* Exercise goal: Retype the material in full, keeping every word the same.

* Recorded data:

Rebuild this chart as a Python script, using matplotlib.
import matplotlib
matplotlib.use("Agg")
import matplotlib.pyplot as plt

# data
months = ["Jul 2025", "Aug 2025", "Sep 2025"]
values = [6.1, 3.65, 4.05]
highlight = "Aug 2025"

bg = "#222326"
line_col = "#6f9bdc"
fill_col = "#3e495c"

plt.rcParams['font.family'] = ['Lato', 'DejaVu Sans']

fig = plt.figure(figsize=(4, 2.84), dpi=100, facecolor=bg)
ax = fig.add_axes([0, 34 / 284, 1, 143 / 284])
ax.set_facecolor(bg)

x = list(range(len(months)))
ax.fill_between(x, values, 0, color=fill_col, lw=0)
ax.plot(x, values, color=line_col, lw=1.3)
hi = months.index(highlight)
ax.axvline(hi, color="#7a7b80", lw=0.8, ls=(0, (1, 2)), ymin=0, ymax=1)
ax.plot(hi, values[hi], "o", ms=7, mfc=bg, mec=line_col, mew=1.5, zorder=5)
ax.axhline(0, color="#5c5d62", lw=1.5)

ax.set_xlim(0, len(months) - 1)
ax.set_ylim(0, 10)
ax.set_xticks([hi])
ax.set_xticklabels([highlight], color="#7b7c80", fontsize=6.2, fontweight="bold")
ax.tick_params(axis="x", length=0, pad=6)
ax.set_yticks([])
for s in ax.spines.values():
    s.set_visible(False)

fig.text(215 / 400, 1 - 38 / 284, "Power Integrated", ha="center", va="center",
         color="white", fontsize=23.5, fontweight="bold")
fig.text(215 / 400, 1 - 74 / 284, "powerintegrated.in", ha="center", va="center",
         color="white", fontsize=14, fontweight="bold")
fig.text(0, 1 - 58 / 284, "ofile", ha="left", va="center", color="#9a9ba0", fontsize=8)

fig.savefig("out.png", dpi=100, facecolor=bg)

* Answer to the problem:
Rebuild this chart as a Python script, using matplotlib.
import matplotlib
matplotlib.use("Agg")
import matplotlib.pyplot as plt

# data
months = ["Jul 2025", "Aug 2025", "Sep 2025"]
values = [6.1, 3.65, 4.05]
highlight = "Aug 2025"

bg = "#222326"
line_col = "#6f9bdc"
fill_col = "#3e495c"

plt.rcParams['font.family'] = ['Lato', 'DejaVu Sans']

fig = plt.figure(figsize=(4, 2.84), dpi=100, facecolor=bg)
ax = fig.add_axes([0, 34 / 284, 1, 143 / 284])
ax.set_facecolor(bg)

x = list(range(len(months)))
ax.fill_between(x, values, 0, color=fill_col, lw=0)
ax.plot(x, values, color=line_col, lw=1.3)
hi = months.index(highlight)
ax.axvline(hi, color="#7a7b80", lw=0.8, ls=(0, (1, 2)), ymin=0, ymax=1)
ax.plot(hi, values[hi], "o", ms=7, mfc=bg, mec=line_col, mew=1.5, zorder=5)
ax.axhline(0, color="#5c5d62", lw=1.5)

ax.set_xlim(0, len(months) - 1)
ax.set_ylim(0, 10)
ax.set_xticks([hi])
ax.set_xticklabels([highlight], color="#7b7c80", fontsize=6.2, fontweight="bold")
ax.tick_params(axis="x", length=0, pad=6)
ax.set_yticks([])
for s in ax.spines.values():
    s.set_visible(False)

fig.text(215 / 400, 1 - 38 / 284, "Power Integrated", ha="center", va="center",
         color="white", fontsize=23.5, fontweight="bold")
fig.text(215 / 400, 1 - 74 / 284, "powerintegrated.in", ha="center", va="center",
         color="white", fontsize=14, fontweight="bold")
fig.text(0, 1 - 58 / 284, "ofile", ha="left", va="center", color="#9a9ba0", fontsize=8)

fig.savefig("out.png", dpi=100, facecolor=bg)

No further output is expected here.